■ **Exercise objective**: Print the listing from its top line through the line containing "minimum width=545pt] (mult)", nothing more, and leave out the pictures.

■ **Data provided**:
---+---
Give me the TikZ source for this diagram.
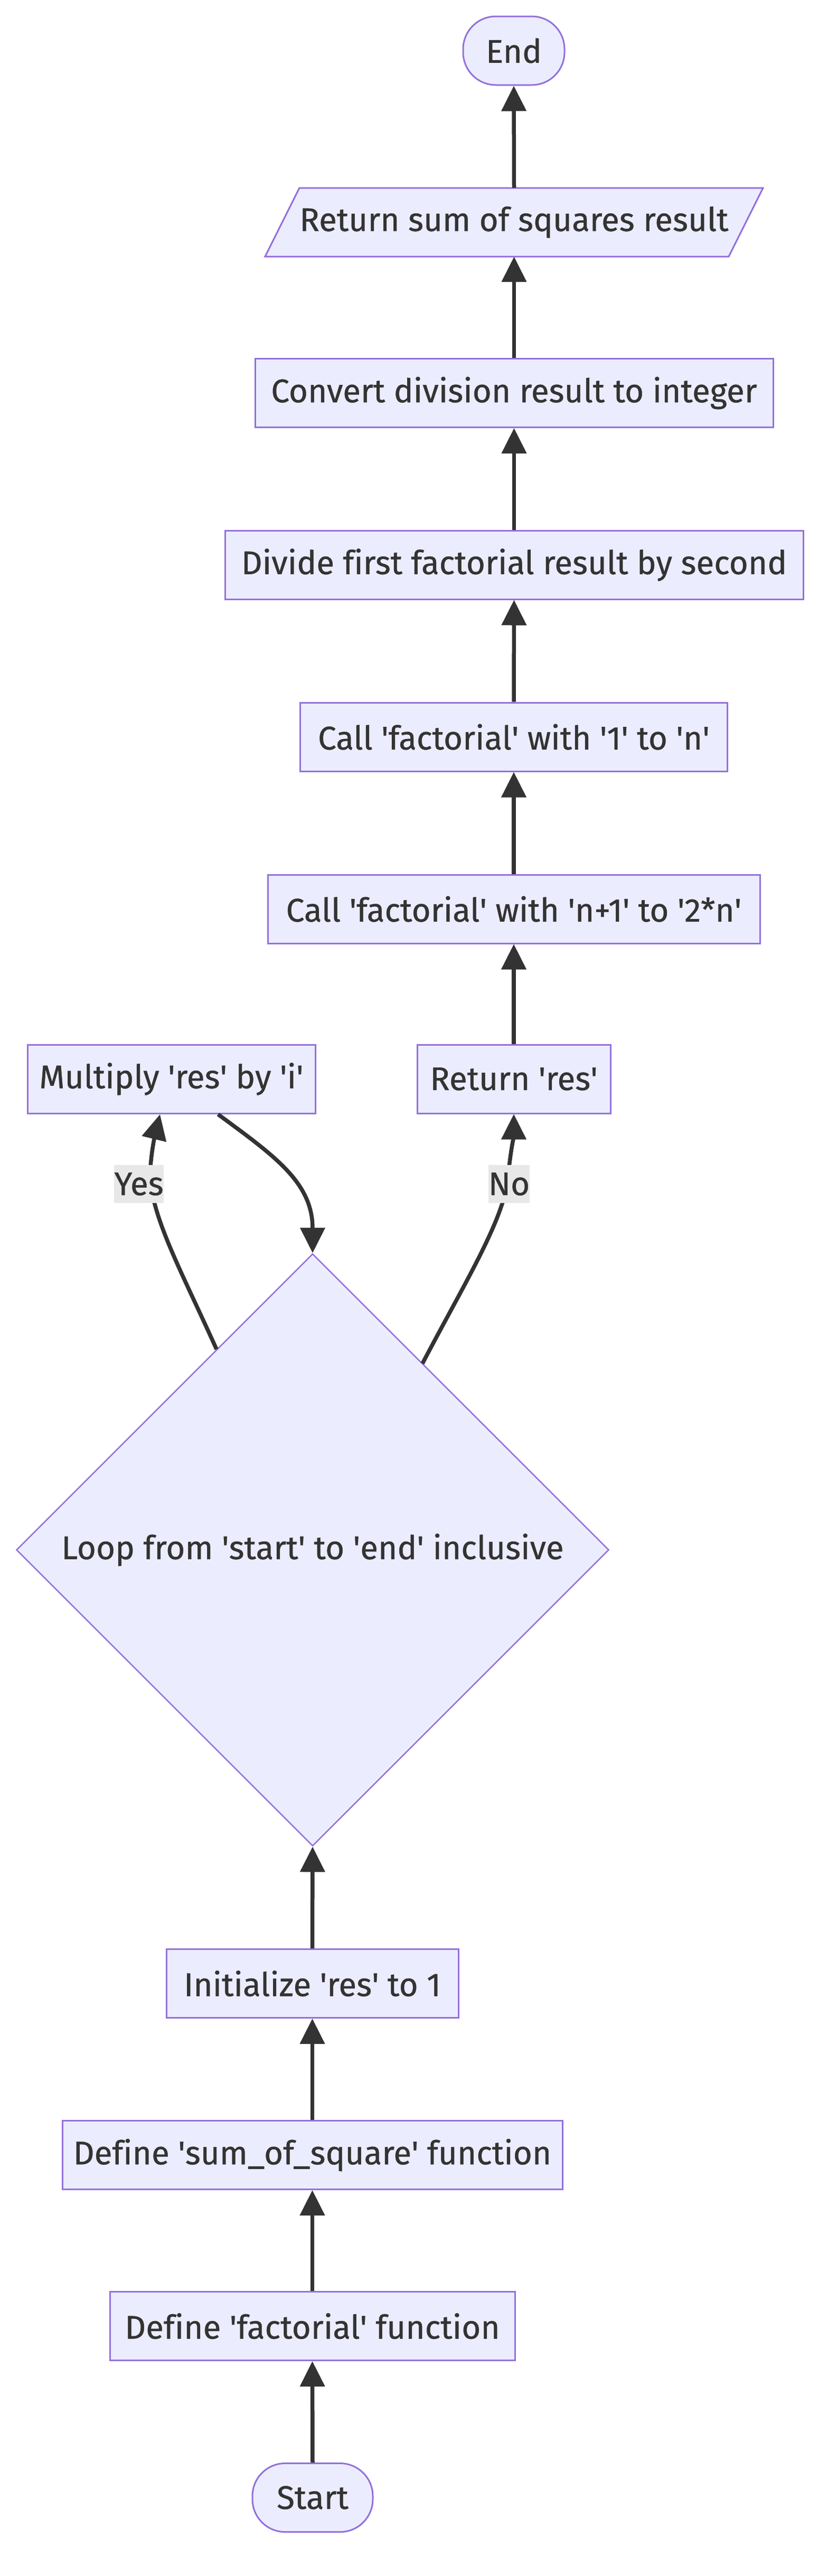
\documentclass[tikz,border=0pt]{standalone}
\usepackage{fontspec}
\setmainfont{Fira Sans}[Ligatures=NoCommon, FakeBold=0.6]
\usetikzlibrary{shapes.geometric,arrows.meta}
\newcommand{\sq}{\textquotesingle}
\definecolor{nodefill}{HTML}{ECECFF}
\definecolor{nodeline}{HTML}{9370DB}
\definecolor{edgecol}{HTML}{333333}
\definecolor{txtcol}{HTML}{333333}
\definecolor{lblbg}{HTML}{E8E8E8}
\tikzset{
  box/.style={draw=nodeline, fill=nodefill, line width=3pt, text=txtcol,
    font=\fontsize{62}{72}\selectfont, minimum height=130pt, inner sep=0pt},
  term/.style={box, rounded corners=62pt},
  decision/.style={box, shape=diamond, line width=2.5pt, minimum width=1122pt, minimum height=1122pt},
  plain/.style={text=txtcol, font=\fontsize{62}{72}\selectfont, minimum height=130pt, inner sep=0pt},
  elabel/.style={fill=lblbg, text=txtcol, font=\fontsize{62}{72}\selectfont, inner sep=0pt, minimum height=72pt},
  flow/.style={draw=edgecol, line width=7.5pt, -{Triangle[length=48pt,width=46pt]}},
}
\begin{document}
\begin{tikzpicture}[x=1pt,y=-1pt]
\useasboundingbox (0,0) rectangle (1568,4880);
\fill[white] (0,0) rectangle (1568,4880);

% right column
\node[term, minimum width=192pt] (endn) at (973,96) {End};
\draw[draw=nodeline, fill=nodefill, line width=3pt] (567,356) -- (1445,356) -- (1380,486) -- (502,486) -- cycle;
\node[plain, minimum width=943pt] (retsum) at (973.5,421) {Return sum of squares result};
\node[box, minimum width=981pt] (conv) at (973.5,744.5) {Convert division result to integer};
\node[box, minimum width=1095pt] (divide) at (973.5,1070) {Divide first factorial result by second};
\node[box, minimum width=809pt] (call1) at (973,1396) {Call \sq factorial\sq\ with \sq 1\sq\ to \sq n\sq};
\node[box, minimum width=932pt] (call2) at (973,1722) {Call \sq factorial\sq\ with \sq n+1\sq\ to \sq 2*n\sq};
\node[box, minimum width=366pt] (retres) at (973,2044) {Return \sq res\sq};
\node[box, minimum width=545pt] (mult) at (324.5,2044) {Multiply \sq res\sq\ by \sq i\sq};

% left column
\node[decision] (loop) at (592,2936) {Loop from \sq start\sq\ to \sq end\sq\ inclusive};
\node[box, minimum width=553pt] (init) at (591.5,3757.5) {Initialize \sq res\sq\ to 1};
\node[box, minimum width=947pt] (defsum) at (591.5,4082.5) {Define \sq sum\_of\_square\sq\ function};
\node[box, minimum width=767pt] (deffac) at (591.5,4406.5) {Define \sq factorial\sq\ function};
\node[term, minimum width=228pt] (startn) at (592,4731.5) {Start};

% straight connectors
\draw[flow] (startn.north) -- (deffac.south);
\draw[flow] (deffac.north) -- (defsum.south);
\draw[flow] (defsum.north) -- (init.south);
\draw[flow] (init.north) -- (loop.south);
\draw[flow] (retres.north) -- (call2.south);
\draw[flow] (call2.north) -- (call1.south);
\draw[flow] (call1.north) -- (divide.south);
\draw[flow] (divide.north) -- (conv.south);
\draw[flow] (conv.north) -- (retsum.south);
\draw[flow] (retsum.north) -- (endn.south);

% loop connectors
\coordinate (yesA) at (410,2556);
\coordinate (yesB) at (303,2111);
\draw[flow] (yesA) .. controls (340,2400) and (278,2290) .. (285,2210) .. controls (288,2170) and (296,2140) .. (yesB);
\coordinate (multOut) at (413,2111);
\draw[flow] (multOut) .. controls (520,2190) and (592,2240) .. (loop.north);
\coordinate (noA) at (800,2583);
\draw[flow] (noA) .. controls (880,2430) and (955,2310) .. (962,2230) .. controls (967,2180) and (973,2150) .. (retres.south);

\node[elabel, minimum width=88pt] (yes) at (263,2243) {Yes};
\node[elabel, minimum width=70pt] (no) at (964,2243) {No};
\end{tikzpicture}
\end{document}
---+---
■ **The response**:
Give me the TikZ source for this diagram.
\documentclass[tikz,border=0pt]{standalone}
\usepackage{fontspec}
\setmainfont{Fira Sans}[Ligatures=NoCommon, FakeBold=0.6]
\usetikzlibrary{shapes.geometric,arrows.meta}
\newcommand{\sq}{\textquotesingle}
\definecolor{nodefill}{HTML}{ECECFF}
\definecolor{nodeline}{HTML}{9370DB}
\definecolor{edgecol}{HTML}{333333}
\definecolor{txtcol}{HTML}{333333}
\definecolor{lblbg}{HTML}{E8E8E8}
\tikzset{
  box/.style={draw=nodeline, fill=nodefill, line width=3pt, text=txtcol,
    font=\fontsize{62}{72}\selectfont, minimum height=130pt, inner sep=0pt},
  term/.style={box, rounded corners=62pt},
  decision/.style={box, shape=diamond, line width=2.5pt, minimum width=1122pt, minimum height=1122pt},
  plain/.style={text=txtcol, font=\fontsize{62}{72}\selectfont, minimum height=130pt, inner sep=0pt},
  elabel/.style={fill=lblbg, text=txtcol, font=\fontsize{62}{72}\selectfont, inner sep=0pt, minimum height=72pt},
  flow/.style={draw=edgecol, line width=7.5pt, -{Triangle[length=48pt,width=46pt]}},
}
\begin{document}
\begin{tikzpicture}[x=1pt,y=-1pt]
\useasboundingbox (0,0) rectangle (1568,4880);
\fill[white] (0,0) rectangle (1568,4880);

% right column
\node[term, minimum width=192pt] (endn) at (973,96) {End};
\draw[draw=nodeline, fill=nodefill, line width=3pt] (567,356) -- (1445,356) -- (1380,486) -- (502,486) -- cycle;
\node[plain, minimum width=943pt] (retsum) at (973.5,421) {Return sum of squares result};
\node[box, minimum width=981pt] (conv) at (973.5,744.5) {Convert division result to integer};
\node[box, minimum width=1095pt] (divide) at (973.5,1070) {Divide first factorial result by second};
\node[box, minimum width=809pt] (call1) at (973,1396) {Call \sq factorial\sq\ with \sq 1\sq\ to \sq n\sq};
\node[box, minimum width=932pt] (call2) at (973,1722) {Call \sq factorial\sq\ with \sq n+1\sq\ to \sq 2*n\sq};
\node[box, minimum width=366pt] (retres) at (973,2044) {Return \sq res\sq};
\node[box, minimum width=545pt] (mult) at (324.5,2044) {Multiply \sq res\sq\ by \sq i\sq};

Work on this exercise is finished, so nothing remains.